On its website, the issuing organisation SAI (Social Accountability International), states:

“The SA8000ᆴ standard is the central document of our work at SAI. It is one of the world’s first auditable social certification standards for decent workplaces, across all industrial sectors. It is based on conventions of the ILO, UN and national laws. The SA8000® standard spans industry and corporate codes to create a common language for measuring social compliance. Those seeking to comply with SA8000® have adopted policies and procedures that protect the basic human rights of workers.

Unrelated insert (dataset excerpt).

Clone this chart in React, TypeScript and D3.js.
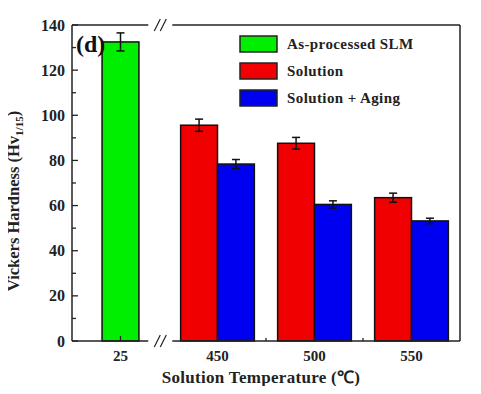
import React, { useEffect, useRef } from 'react';
import * as d3 from 'd3';

// temperatures on x axis
const temps = ['25', '450', '500', '550'];
const seriesNames = ['As-processed SLM', 'Solution', 'Solution + Aging'];
const seriesColors = ['#00ee00', '#f00000', '#0000f0'];

// as-processed sample only at room temperature
const asProcessed = [132.5];
const asProcessedErr = [4];
const solution = [95.6, 87.6, 63.5];
const solutionErr = [2.7, 2.6, 2];
const aging = [78.4, 60.5, 53.2];
const agingErr = [2, 1.6, 1.2];
const yTicks = [0, 20, 40, 60, 80, 100, 120, 140];

const FONT = '"Liberation Serif", "Times New Roman", serif';

const App: React.FC = () => {
    const ref = useRef<HTMLDivElement>(null);

    useEffect(() => {
        if (!ref.current) return;
        const width = 481, height = 394;
        const margin = { top: 25, right: 21, bottom: 53, left: 72 };
        const x0 = margin.left, x1 = width - margin.right;
        const y0 = margin.top, y1 = height - margin.bottom;

        const svg = d3.select(ref.current)
            .append('svg')
            .attr('width', width)
            .attr('height', height)
            .style('display', 'block')
            .style('font-family', FONT)
            .style('font-weight', 'bold');

        const x = d3.scaleBand().domain(temps).range([x0, x1]).padding(0);
        const y = d3.scaleLinear().domain([0, 140]).range([y1, y0]);
        const bw = x.bandwidth() * 0.38;
        const cx = (t: string) => (x(t) || 0) + x.bandwidth() / 2;

        // bars
        const bars: { t: string; v: number; e: number; s: number; off: number }[] = [];
        asProcessed.forEach((v, i) => bars.push({ t: temps[i], v, e: asProcessedErr[i], s: 0, off: -bw / 2 }));
        solution.forEach((v, i) => bars.push({ t: temps[i + 1], v, e: solutionErr[i], s: 1, off: -bw }));
        aging.forEach((v, i) => bars.push({ t: temps[i + 1], v, e: agingErr[i], s: 2, off: 0 }));

        const g = svg.append('g');
        g.selectAll('rect.bar')
            .data(bars)
            .enter()
            .append('rect')
            .attr('x', d => cx(d.t) + d.off)
            .attr('y', d => y(d.v))
            .attr('width', bw)
            .attr('height', d => y(0) - y(d.v))
            .attr('fill', d => seriesColors[d.s])
            .attr('stroke', '#111')
            .attr('stroke-width', 1.5);

        // error bars
        const eb = g.selectAll('g.err').data(bars).enter().append('g')
            .attr('stroke', '#111').attr('stroke-width', 1.5);
        eb.append('line')
            .attr('x1', d => cx(d.t) + d.off + bw / 2)
            .attr('x2', d => cx(d.t) + d.off + bw / 2)
            .attr('y1', d => y(d.v - d.e))
            .attr('y2', d => y(d.v + d.e));
        eb.append('line')
            .attr('x1', d => cx(d.t) + d.off + bw / 2 - 4)
            .attr('x2', d => cx(d.t) + d.off + bw / 2 + 4)
            .attr('y1', d => y(d.v + d.e))
            .attr('y2', d => y(d.v + d.e));
        eb.append('line')
            .attr('x1', d => cx(d.t) + d.off + bw / 2 - 4)
            .attr('x2', d => cx(d.t) + d.off + bw / 2 + 4)
            .attr('y1', d => y(d.v - d.e))
            .attr('y2', d => y(d.v - d.e));

        // frame with axis break
        const brk = cx('25') + x.bandwidth() * 0.41;
        const gapL = brk - 12, gapR = brk + 12;
        const frame = svg.append('g').attr('stroke', '#222').attr('stroke-width', 1.5).attr('fill', 'none');
        frame.append('line').attr('x1', x0).attr('x2', x0).attr('y1', y0).attr('y2', y1);
        frame.append('line').attr('x1', x1).attr('x2', x1).attr('y1', y0).attr('y2', y1);
        [y0, y1].forEach(yy => {
            frame.append('line').attr('x1', x0).attr('x2', gapL).attr('y1', yy).attr('y2', yy);
            frame.append('line').attr('x1', gapR).attr('x2', x1).attr('y1', yy).attr('y2', yy);
            [-3, 3].forEach(dx => {
                frame.append('line')
                    .attr('x1', brk + dx - 3).attr('x2', brk + dx + 3)
                    .attr('y1', yy + 6).attr('y2', yy - 6)
                    .attr('stroke-width', 1.2);
            });
        });

        // y ticks (inward) and minor ticks
        const yAx = svg.append('g').attr('stroke', '#222').attr('stroke-width', 1.3);
        d3.range(0, 141, 10).forEach(v => {
            const major = v % 20 === 0;
            yAx.append('line')
                .attr('x1', x0).attr('x2', x0 + (major ? 6 : 4))
                .attr('y1', y(v)).attr('y2', y(v));
        });
        svg.append('g').selectAll('text').data(yTicks).enter().append('text')
            .attr('x', x0 - 7)
            .attr('y', d => y(d))
            .attr('dy', '0.35em')
            .attr('text-anchor', 'end')
            .attr('font-size', 16)
            .attr('fill', '#222')
            .text(d => d);

        // x ticks: centers and minor midpoints
        const xAx = svg.append('g').attr('stroke', '#222').attr('stroke-width', 1.3);
        temps.forEach((t, i) => {
            xAx.append('line').attr('x1', cx(t)).attr('x2', cx(t)).attr('y1', y1).attr('y2', y1 - 5);
            if (i > 0) {
                const m = (x(t) || 0);
                if (m > gapR) xAx.append('line').attr('x1', m).attr('x2', m).attr('y1', y1).attr('y2', y1 - 3);
            }
        });
        svg.append('g').selectAll('text').data(temps).enter().append('text')
            .attr('x', d => cx(d))
            .attr('y', y1 + 20)
            .attr('text-anchor', 'middle')
            .attr('font-size', 15)
            .attr('fill', '#222')
            .text(d => d);

        // axis titles
        svg.append('text')
            .attr('x', (x0 + x1) / 2 - 5)
            .attr('y', y1 + 42)
            .attr('text-anchor', 'middle')
            .attr('font-size', 17)
            .attr('fill', '#222')
            .attr('letter-spacing', 0.3)
            .text('Solution Temperature (\u2103)');

        const yt = svg.append('text')
            .attr('transform', `translate(19, ${(y0 + y1) / 2 + 18}) rotate(-90)`)
            .attr('text-anchor', 'middle')
            .attr('font-size', 16.5)
            .attr('fill', '#222');
        yt.append('tspan').text('Vickers Hardness (Hv');
        yt.append('tspan').attr('font-size', 11).attr('dy', 4).text('1/15');
        yt.append('tspan').attr('dy', -4).text(')');

        // panel label
        svg.append('text')
            .attr('x', x0 + 4)
            .attr('y', y0 + 27)
            .attr('font-size', 24)
            .attr('fill', '#111')
            .text('(d)');

        // legend
        const leg = svg.append('g').attr('transform', `translate(240, 36)`);
        seriesNames.forEach((name, i) => {
            const row = leg.append('g').attr('transform', `translate(0, ${i * 27})`);
            row.append('rect')
                .attr('width', 37).attr('height', 16)
                .attr('fill', seriesColors[i])
                .attr('stroke', '#222').attr('stroke-width', 1.5);
            row.append('text')
                .attr('x', 47).attr('y', 8)
                .attr('dy', '0.35em')
                .attr('font-size', 15)
                .attr('letter-spacing', 0.4)
                .attr('fill', '#222')
                .text(name);
        });

        return () => {
            svg.remove();
        };
    }, []);

    return (
        <div style={{ margin: -8 }}>
            <div ref={ref}></div>
        </div>
    );
};

export default App;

The management system supports sustainable implementation of the principles of SA8000®: child labor, forced and compulsory labor, health and safety, freedom of association and right to collective bargaining, discrimination, disciplinary practices, working hours, remuneration.”
Source: http://www.sa-intl.org/index.cfm?fuseaction=Page.ViewPage&PageID=937

The New York Times investigated the situation and reported on 19 September 2012, giving more detailed information.
In essence:

  • the Italian certification institute RINA Group that carried out the audit and certification on behalf of SAI, and
  • SAI is engaged in a broad review of its entire certification process.

The New York Times article is available at http://www.nytimes.com/2012/09/20/world/asia/pakistan-factory-passed-inspection-before-fire.html?pagewanted=all&_r=1

In short:

  • A prominent factory monitoring group heavily financed by industry gave a clean bill of health to a Pakistani apparel plant last month, just weeks before a fire engulfed the premises and killed nearly 300 workers, many of them trapped behind locked exit doors.
  • …a fire swept the plant on Sept. 12, trapping hundreds of workers in a building with barred windows and just one open exit…
  • For international rights campaigners, the fact that the factory had been certified by a respected Western organization made clear the failings of a controversial 15-year-old industry initiative.
    [Remark GG: the SA8000 was private initiative of those interested in gaining revenues from certification, not an industry initiative!]
  • Social Accountability International said it had [Remark GG: “now”] suspended work in Pakistan with the RINA Group, an Italian company that carried out the Ali Enterprises audit on its behalf. It added that it was engaged in a broad review of its entire certification process.
  • … a two-person government commission of inquiry … has already uncovered evidence of gross failings in Pakistan’s regulatory system, which is riddled with corruption, political interference and poor management….
  • In an e-mail, a company spokeswoman told European labor rights activists that it had obtained three independent audits of Ali Enterprises. The factory failed to meet fire safety standards during a 2007 check, but those problems were remedied by the time of a subsequent check in December 2011…
  • Social Accountability International said the two inspectors spent four days at the Karachi plant. …the plant’s managers had been warned of the visit. …future inspections would have been without advance notice
  • A European antisweatshop group, criticized the audit process. “Workers are often told what to tell the auditor,” she said. “The inspections are announced, and there is time to do things like open exit doors that other times are locked.”
  • …some surviving workers said they had been warned of a visit by inspectors and coached to lie about their working conditions, under threat of dismissal.